Inmersión en El Pópulo
Salimos de la catedral y una pareja de enamorados se besaba bajo el Arco de la Rosa sin saber, quizás, que estaban sellando su amor en la puerta occidental de la villa medieval amurallada. Ni tampoco que ella daba paso a El Pópulo, el barrio más antiguo de Europa. En su entramado de calles angostas se respira historia y libertad. Apenas giramos en una esquina nos topamos con la majestuosidad del Teatro Romano, el más antiguo y uno de los más grandes de la península ibérica. Fue construido hacia el año 70 a. C. por encargo de Lucio Cornelio Balbo, amigo personal y consejero de Julio César.
Al salir, avanzamos por la calle Silencio. Me resultó paradójico que aquí funcionara el mítico Pay-Pay. Era pleno mediodía y estaba cerrado. No iba a conocer el interior de sala de fiestas que fue sinónimo de diversión y libertad en los complejos años 40 y 50. Hay quienes dicen que era un prostíbulo, pero lo cierto es que no contaba con espacios destinados para ese fin. Lo que ofrecía era una cartelera de espectáculos osados. Cuentan que, puertas adentro, una orquesta tocaba en vivo mientras mujeres con faldas diminutas insinuaban a los clientes que pidieran una copa más y los primeros travestis derrochaban glamour bajo las luces del escenario. Durante un tiempo cerró sus puertas y, a principios de 2000, resurgió como un café-teatro que congrega al under de Cádiz. Como no había Pay-Pay, tomamos una limonada en el bar El Teniente Seblon, otra institución del barrio conocida por sus platos, pero también por sus simpáticos camareros.
Un poco más adelante, casi sin darnos cuenta, empezamos a caminar el popular, laberíntico y flamenco barrio de Santa María. Aquí nacieron algunos grandes de este arte, como Enrique El Mellizo, La Perla de Cádiz y Chano Lobato. Hoy, siguen vivos en el cante y en los nombres de las calles que fueron bautizadas en su memoria. Para recorrerlo, hay que transportarse al siglo XVII, cuando las casas que ahora son apartamentos de gente humilde eran verdaderos palacetes. Y, también, juntar una dosis de coraje para espiar por alguna de las puertas de calle que dan paso a inmensos patios donde el tiempo sigue detenido.
La Cádiz habanera
“Y verán que no exagero, si al cantar la habanera repito / La Habana es Cádiz con más negritos / Cádiz es La Habana con más salero”. Felipe tararea este tanguillo de Carlos Cano mientras pateamos el barrio de La Viña. Algo me remite a Cuba. Y no es sólo mi impresión. Tampoco la de Carlos ni la de Lee Tamahori, el director de la película de James Bond, 007: Otro día para morir, que rodó varias escenas en Cádiz haciendo pasar la ciudad por Cuba. Cualquier parecido con La Habana es pura coincidencia, porque los libros dicen que, cuando nació, Cádiz ya llevaba escritos 2.500 años de historia. Como sea, estas ciudades hermanadas por el Atlántico tienen algo en común. Y caminar por La Viña te hace sentir un poco allá. Quizás, por la calidez de la gente del barrio más carnavalero de Cádiz. Tal vez, porque sus calles se asoman al mar turquesa de la playa de La Caleta, donde cada tarde se disputan acalorados torneos de bingo entre amigos.

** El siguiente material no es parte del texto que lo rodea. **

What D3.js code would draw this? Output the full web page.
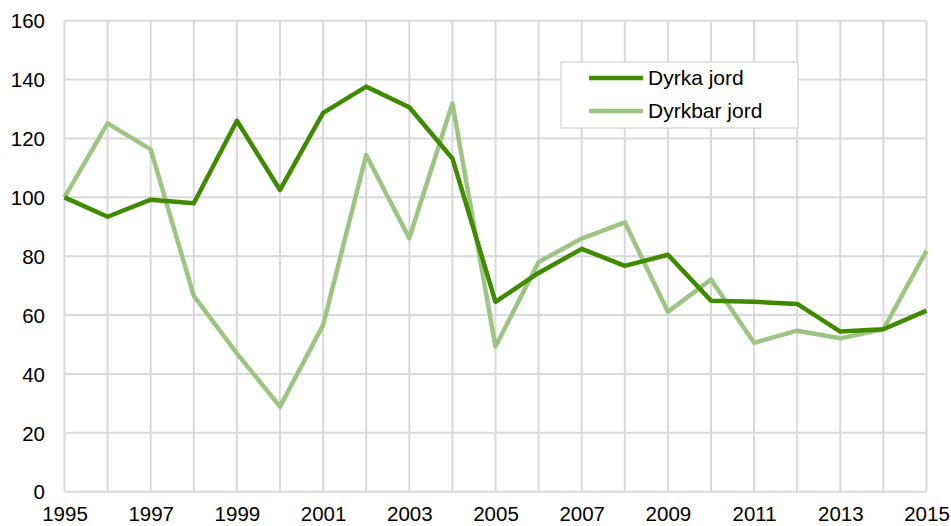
<!DOCTYPE html>
<html><head><meta charset="utf-8">
<script src="https://cdn.jsdelivr.net/npm/d3@7"></script>
<style>body{margin:0;background:#fff}svg{display:block}text{font-family:"Liberation Sans",Arial,sans-serif;fill:#000}</style>
</head><body><svg id="c" width="951" height="526"></svg>
<script>
const years = d3.range(1995, 2016);
const seriesNames = ["Dyrka jord", "Dyrkbar jord"];
const dyrkaJord = [100, 93.4, 99.2, 98.0, 126.0, 102.5, 128.7, 137.6, 130.6, 113.2, 64.5, 74.3, 82.5, 76.7, 80.5, 64.9, 64.5, 63.8, 54.4, 55.2, 61.5];
const dyrkbarJord = [100, 125.1, 116.3, 66.5, 47.0, 28.9, 56.6, 114.4, 86.1, 131.9, 49.3, 78.0, 86.0, 91.5, 61.1, 72.1, 50.6, 54.7, 52.1, 55.2, 81.8];
const yTicks = [0, 20, 40, 60, 80, 100, 120, 140, 160];
const xTickYears = d3.range(1995, 2016, 2);
const colors = ["#3f8b00", "#9cc584"];

const svg = d3.select("#c");
const m = {l: 64.5, r: 926.5, t: 20.7, b: 491.7};
const x = d3.scaleLinear().domain([1995, 2015]).range([m.l, m.r]);
const y = d3.scaleLinear().domain([0, 160]).range([m.b, m.t]);

// grid
const g = svg.append("g");
g.selectAll("line.h").data(yTicks).enter().append("line")
  .attr("x1", m.l).attr("x2", m.r).attr("y1", d => y(d)).attr("y2", d => y(d))
  .attr("stroke", "#d9d9d9").attr("stroke-width", 2);
g.selectAll("line.v").data(years).enter().append("line")
  .attr("y1", m.t).attr("y2", m.b).attr("x1", d => x(d)).attr("x2", d => x(d))
  .attr("stroke", "#d9d9d9").attr("stroke-width", 2);

// axes labels
const yAxis = d3.axisLeft(y).tickValues(yTicks).tickSize(0).tickPadding(0);
const ya = svg.append("g").attr("transform", `translate(${m.l - 19.5},0)`).call(yAxis);
ya.select(".domain").remove();
ya.selectAll("text").style("font-size", "20.5px").attr("font-family", null).attr("fill", "#000").attr("dy", "0.35em");

const xAxis = d3.axisBottom(x).tickValues(xTickYears).tickFormat(d3.format("d")).tickSize(0).tickPadding(0);
const xa = svg.append("g").attr("transform", `translate(0,${m.b + 15})`).call(xAxis);
xa.select(".domain").remove();
xa.selectAll("text").style("font-size", "20.5px").attr("font-family", null).attr("fill", "#000").attr("dy", "0.71em");

// lines
const line = d3.line().x((d, i) => x(years[i])).y(d => y(d));
[dyrkbarJord, dyrkaJord].forEach((s, k) => {
  svg.append("path").datum(s).attr("d", line).attr("fill", "none")
    .attr("stroke", colors[1 - k]).attr("stroke-width", 4.5).attr("stroke-linejoin", "round");
});

// legend
const lg = svg.append("g");
lg.append("rect").attr("x", 561).attr("y", 62).attr("width", 237).attr("height", 66)
  .attr("fill", "#fff").attr("stroke", "#d9d9d9").attr("stroke-width", 1.5);
seriesNames.forEach((n, i) => {
  const yy = 78 + i * 33;
  lg.append("line").attr("x1", 589).attr("x2", 643).attr("y1", yy).attr("y2", yy)
    .attr("stroke", colors[i]).attr("stroke-width", 4.5);
  lg.append("text").attr("x", 648).attr("y", yy).attr("dy", "0.35em").style("font-size", "21px").text(n);
});
</script></body></html>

La Viña está llena de rincones para el recuerdo, como los barcitos de la calle de La Palma y Casa Manteca. Esta taberna, atiborrada de fotos de toreros, es un clásico donde probar los chicharrones loncheados y servidos en papel de estraza. Seguimos hasta la plaza del Tío de la Tiza y, en una taberna que lleva el nombre de este histórico personaje del carnaval, frenamos por una ración de ortiguillas o anémonas fritas. Dicen los que saben que comerlas “es como darle un bocao a una ola”.
Con sabor a mar, caminamos hacia la costa. Una imponente fortaleza parecía conquistar el mar. Se trataba del Castillo de Santa Catalina, que supo ser una prisión militar para personalidades destacadas y que se reinventó como un espacio destinado a eventos culturales. Seguimos por la costanera y nos desviamos hasta un inmenso arco que rezaba La Caleta. Pero, antes de poner los pies en la arena, caminamos por una pasarela que avanzaba entre las olas hasta llegar al Castillo de San Sebastián. En esta fortaleza brilla el único faro de España construido con una estructura metálica. Después de la sensación bíblica de caminar sobre las aguas, regresamos a la costa.
El sol empezó a hacerse inmenso. Como si hubiese querido asegurarse de que, cuando desapareciera en el horizonte, quedaría en nuestra memoria por siempre. Sólo puedo decir que jamás habrá mirada o alma inmune a este ritual gaditano que se celebra cada tarde en la playa de La Caleta. En la tierra del carnaval, me llevo grabada al fuego del sol la copla del compositor Paco Alba: “Y en las tardes de verano / cuando se ha ocultado su gran pandereta / ante un mar extasiado / hasta los profanos / se sienten poetas”.